Note on sites-enabled and sites-available This can be quite confusing until you realise what’s going on. All the configuration files for the hosted domains are in sites-available. However, Apache actually looks for them in sites-enabled! This means that a domain can be turned on or off by the simple expedient of adding a ‘symlink’ to sites-enabled, pointing to the corresponding file in sites-available, or removing it. The situation is further complicated by the fact that the default configuration file 000-default.conf (so named to ensure it will be processed first) can contain definitions for any domains, rendering the corresponding example.com.conf file unnecessary.

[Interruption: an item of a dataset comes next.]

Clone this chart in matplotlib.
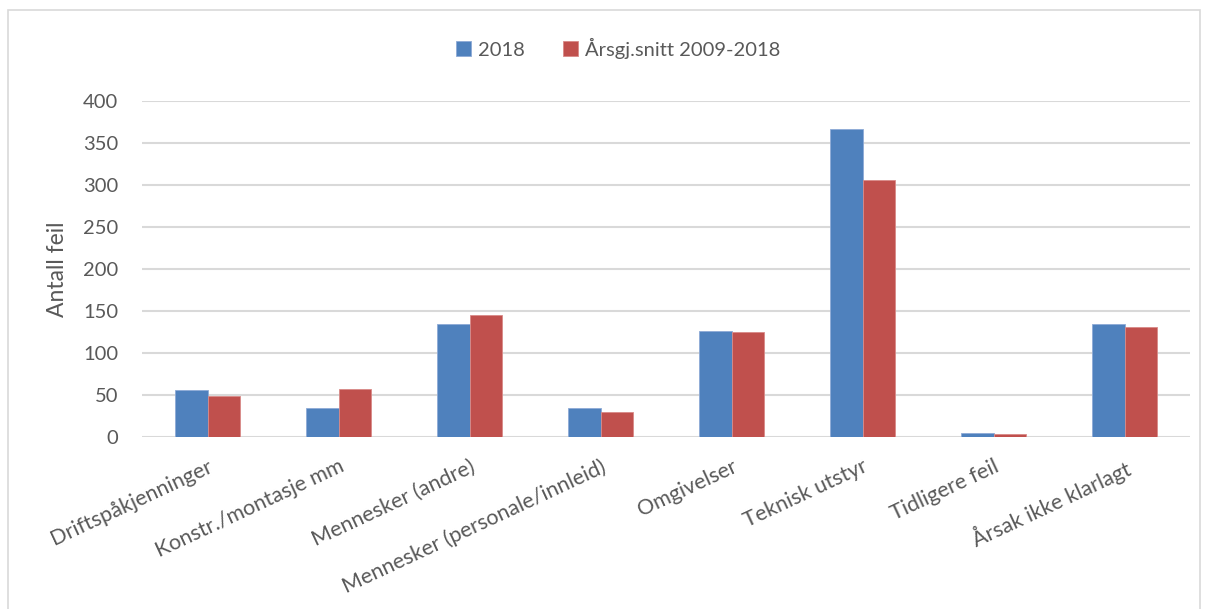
import numpy as np
import matplotlib.pyplot as plt
from matplotlib.patches import Rectangle

kategorier = ["Driftspåkjenninger", "Konstr./montasje mm", "Mennesker (andre)",
              "Mennesker (personale/innleid)", "Omgivelser", "Teknisk utstyr",
              "Tidligere feil", "Årsak ikke klarlagt"]
verdier_2018 = [56, 34, 134, 34, 126, 367, 5, 135]
verdier_snitt = [49, 57, 145, 30, 125, 306, 3.5, 131]
y_ticks = [0, 50, 100, 150, 200, 250, 300, 350, 400]

plt.rcParams['font.family'] = ['Lato', 'DejaVu Sans']
tekstfarge = '#595959'

fig = plt.figure(figsize=(12.08, 6.09), dpi=100)
# chart frame
fig.patches.append(Rectangle((8 / 1208, -0.01), 1192 / 1208, (609 - 10) / 609 + 0.01,
                             transform=fig.transFigure, fill=False,
                             edgecolor='#d9d9d9', linewidth=1.2))
ax = fig.add_axes([142 / 1208, 1 - 437 / 609, (1190 - 142) / 1208, (437 - 101) / 609])

x = np.arange(len(kategorier))
w = 0.25
ax.bar(x - w / 2, verdier_2018, w, color='#4f81bd', edgecolor='#8eaad6', linewidth=0.6,
       label='2018', zorder=3)
ax.bar(x + w / 2, verdier_snitt, w, color='#c0504d', edgecolor='#d98a88', linewidth=0.6,
       label='Årsgj.snitt 2009-2018', zorder=3)

ax.set_xlim(-0.5, len(kategorier) - 0.5)
ax.set_ylim(0, 400)
ax.set_yticks(y_ticks)
ax.yaxis.grid(True, color='#d9d9d9', linewidth=1.5, zorder=0)
ax.set_axisbelow(True)
for s in ax.spines.values():
    s.set_visible(False)
ax.tick_params(axis='both', length=0, colors=tekstfarge)
ax.tick_params(axis='y', pad=17, labelsize=14.5)
ax.set_xticks(x)
ax.set_xticklabels(kategorier, rotation=25, ha='right', rotation_mode='anchor')
ax.tick_params(axis='x', pad=14, labelsize=15.5)
ax.set_ylabel('Antall feil', fontsize=16.5, color=tekstfarge)
ax.yaxis.set_label_coords(-0.071, 0.5)

fig.legend(loc='center', bbox_to_anchor=(618 / 1208, 1 - 48 / 609), ncol=2, frameon=False,
           fontsize=14.5, handlelength=0.75, handleheight=0.75, handletextpad=0.35,
           columnspacing=1.9, labelcolor=tekstfarge)

plt.savefig('out.png', dpi=100)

What you need to look for is a set of instructions like

<Directory /var/www/>
    ...
</Directory>

and you need to modify the statements represented here as ‘…’ so that it ends up as

<Directory /var/www/>
        Options Indexes FollowSymLinks
        AllowOverride All
        Require all granted
</Directory>

Again, there’s a complication. The directory referred to must be an ‘ancestor’ of your WordPress installation or installations. If you can only find instructions for directory /var/www/html, say, and var/www/html isn’t an ancestor of your WordPress directory (document root) you may need to ad a new set of instructions altogether.

Also bear in mind that apache2.conf is probably owned by root (use ls -l to check). If it is and you don’t have permission to change it, simply use sudo to elevate your permissions — for example:

/etc/apache2$ sudo nano apache2.conf

Permalinks should now be working. If not, I’ve given you a few pointers you can follow up. This sort of thing can be very frustrating and sometimes it seems as though it’s never going to work, but in the end it’s just a matter of keeping a clear head, approaching things systematically, and getting all the settings right — eventually!

Sorry it’s been such a long post. I hope it’s helpful to someone — it would certainly have helped me!